(Editor’s note: Alpinestars corrected the pricing. The airbag system costs $5,000.)
Bikers certainly have a more thrilling ride than their car-driving counterparts (although that could be argued depending on the car you’re driving), but they also have to be extra careful about safety. After all, they don’t have the metal roll cage and safety features of modern cars. But wearing a suit with an airbag system from Alpinestars could save a biker from serious injury, in case of accident.
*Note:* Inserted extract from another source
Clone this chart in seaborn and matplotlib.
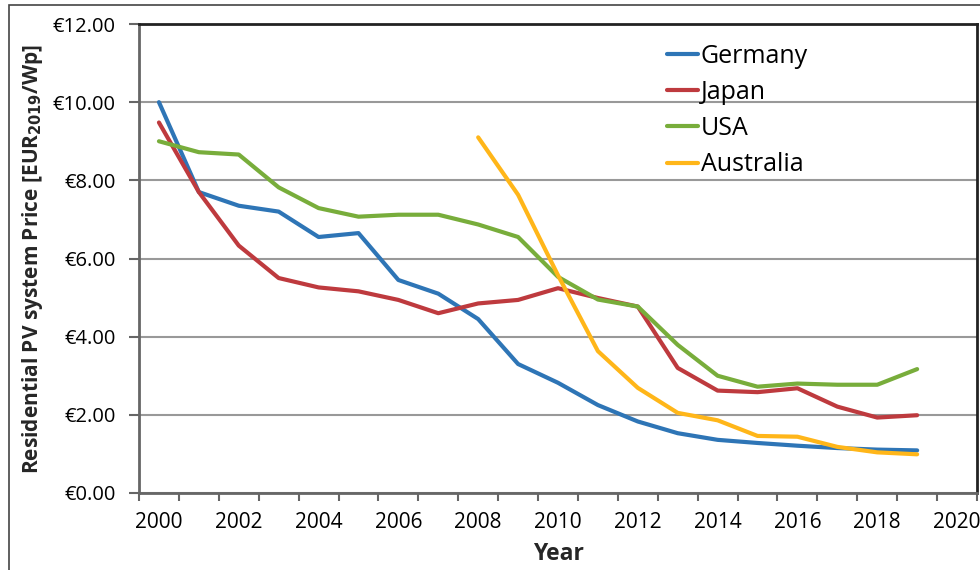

More than a decade in the making, the Tech Air personal airbag system deploys milliseconds after sensing an accident, protecting the biker before impact. Used and tested by professional bike racers since Alpinestars started the research, the suit has five sensors that constantly send information to a microprocessor (500 times a second), all powered by an eight-hour battery (continuous use rating). The system uses proprietary algorithms to monitor the rider and determine if a crash has occurred (like a biker’s abnormal position), inflating in milliseconds.
After the airbags deflate and the suit returns to “normal” condition, the system can actually be used again (assuming the rider didn’t just encounter a serious accident). The system only works if it’s turned on, the suit is fully zipped, and it senses that the rider is the proper riding position and in motion – so there’s no worry of it inflating during any other time.
So, does it work? Earlier this year Moto GP rider Marc Marquez crashed at nearly 210 miles per hour during a practice run before the Italian GP, but was cleared to race afterward. How? He was wearing an Alpinestars suit with the airbag technology, and it deployed within 50 milliseconds of the crash and deployed fully to protect Marquez 30 milliseconds before he hit the ground, protecting his back and shoulders.
Naturally, the system isn’t cheap, costing $5,000. Sure, it’s expensive protection, and there’s no guarantee you’ll walk away from an accident like Marquez did, but it improves your survival chances and costs less than a visit to the ER.